FIC Says Irresponsible Workers’ Compensation Rate Reductions Could Reverse Reform Progress

October 18, 2005

The Florida Insurance Council, (FIC) is warning regulators against steep, politically-motivated cuts in workers’ compensation insurance rates.

FIC said the reforms resulting from the massive workers’ comp bill passed in 2003 are working, and Florida needs to stay the course and not be tempted during an election year to stray from the improvements laid out in the plan.

Since the reforms were passed, on-the-job injury insurance has been readily available for Florida employers, and rates will have decreased nearly 25 percent in three years, assuming approval of a 7.2 percent reduction for 2006 being recommended by The National Council on Compensation Insurance (NCCI).

The Florida Department of Financial Services, however, is seeking a much larger, 22 percent reduction for next year. And that, FIC fears, may be too steep.

“If rates are cut too deeply, the insurance community’s ability to provide coverage will be impaired. Companies may have to reduce their existing writings or, at least, not write new business in the future,” said Sam Miller, executive vice president of the Florida Insurance Council.

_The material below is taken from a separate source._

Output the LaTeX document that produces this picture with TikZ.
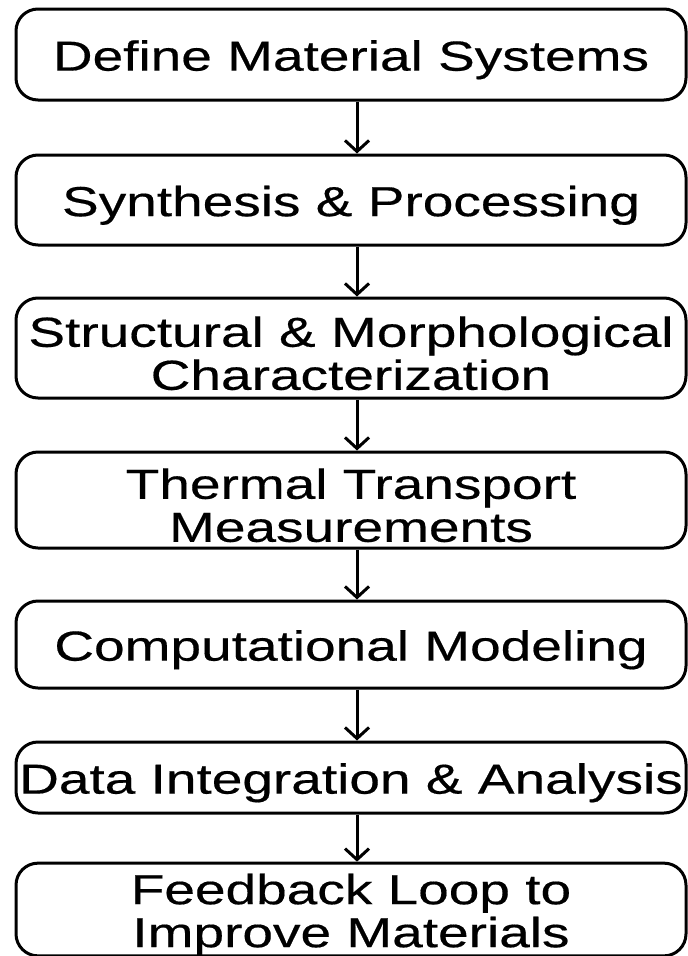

“The DFS suggested rate cut is based upon an actuarial ratemaking methodology that is different than what was approved by the Office of Insurance Regulation last year,” said Miller. “Furthermore, these recommendations, made by AIS Consultants, an independent actuarial firm hired by DFS, follow a pattern of unreasonable projections that have consistently been discounted by Florida legislators,” Miller added.

FIC is also concerned about suggested changes to the attorney fee limits that are a key component of the reform legislation.

“While the number of workers’ comp claims are down, many industry leaders speculate that claimant attorneys are waiting to file claims in hopes that the First District Court of Appeals will side with trial lawyers and overturn the vital provision that places limits on attorney fees in some workers’ comp cases,” said Miller.

“If we jeopardize sound reforms for political expediency, we could reverse the progress we have made and put Florida’s employers back to where we started, with extremely limited choices in workers’ comp coverage at skyrocketing costs,” he added.